5. The Vatican Gardens
About half of the Vatican City is made up of buildings, while the rest is saved for open space and parks, such as the Vatican Gardens. These gardens cover 57 acres (about half the city!): fountains, paths, statues, and palms will surround you. They also offer a stunning view of St. Peter’s Basilica. Visits are guided and can be booked through the Vatican’s website.
6. Mosaic Studios
The Vatican Mosaic studio is a hidden gem of Vatican City. Dedicated to creating and then restoring Papal mosaics, the Studio del Mosaico Vaticano was founded officially in 1727. The artists in the workshop used elaborate methods, allowing them to create very small tiles that resulted in highly detailed masterpieces. Visits are possible with an appointment, such as with a tour guide.
7. The Necropolis of the Via Triumphalis
Considering how small Vatican City is, we shouldn’t overlook its underground! Part of the collection of Vatican Museums, the archeological site Necropolis of the Via Triumphalis extends under the Vatican City and was discovered very recently in 2003. This ancient Roman burial site is located on the edge of the Vatican Hill. It contains both single and group burial sites, with paths and roads linking separate rooms likely used for ceremonies by the cult of the dead. Recently, the Vatican began including this site with the Vatican Museums. You can also take a virtual tour on the Vatican website.
Where Does Vatican City Get Its Name From?
The name for the Vatican City is said to likely originate from an Etruscan settlement called Vatica or Vaticum, located on the Vatican Hill. During the Roman Republic, Ager Vaticanus was used to refer to a marsh on the Tiber River across the way from Rome, which led to Romans considering the area quite foreboding and unsettleable.
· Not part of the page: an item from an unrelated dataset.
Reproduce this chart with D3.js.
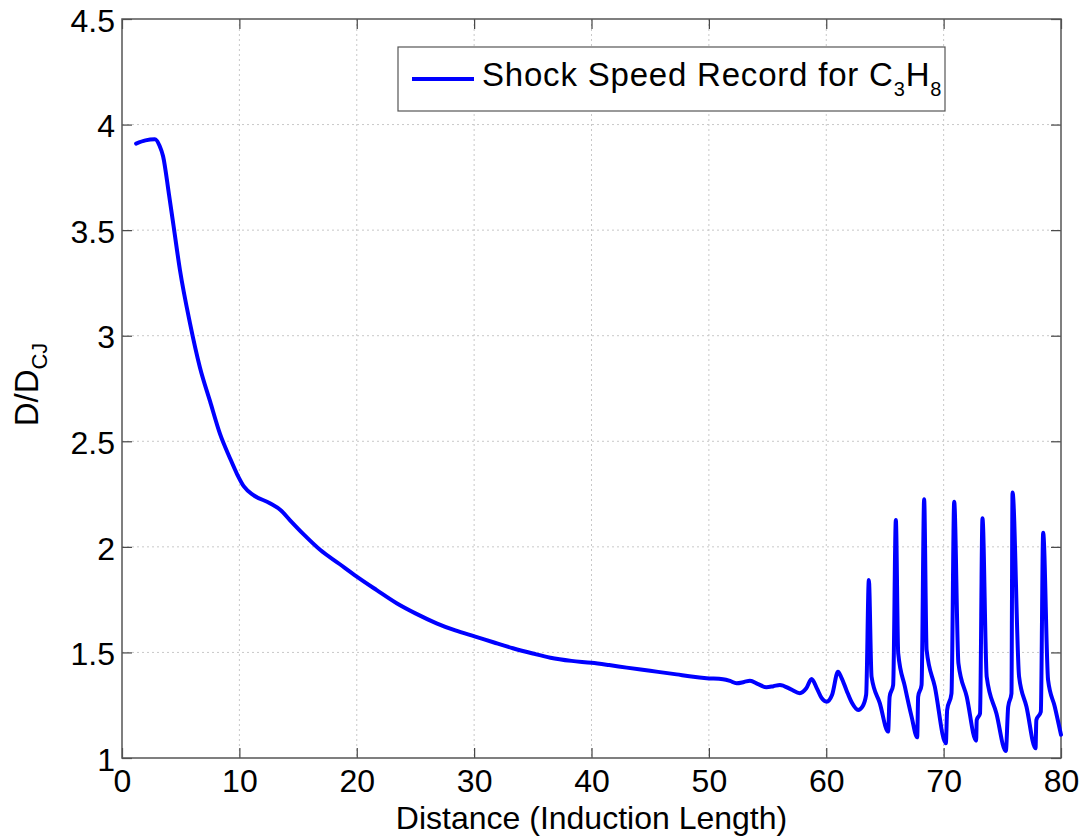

Later, Vaticanus was used to refer to what is today known as the Vatican Hill.
Is the Vatican City a Country?
Yes, the Vatican City is its own independent nation state – the smallest in the world!
How Many Miles long is Vatican City?
Vatican City is about .6 miles long and .5 miles wise. It is quite easy to walk from one side to the other.
Can you just Walk into Vatican City?
Yup, you can just walk into the Vatican City. Despite being a nation state, there is no border control or currency change.
Who Lives Inside the Vatican City?
Only people who contribute to the religious operations of the Vatican and the Swiss Guards who protect those workers are allowed to live inside the Vatican City.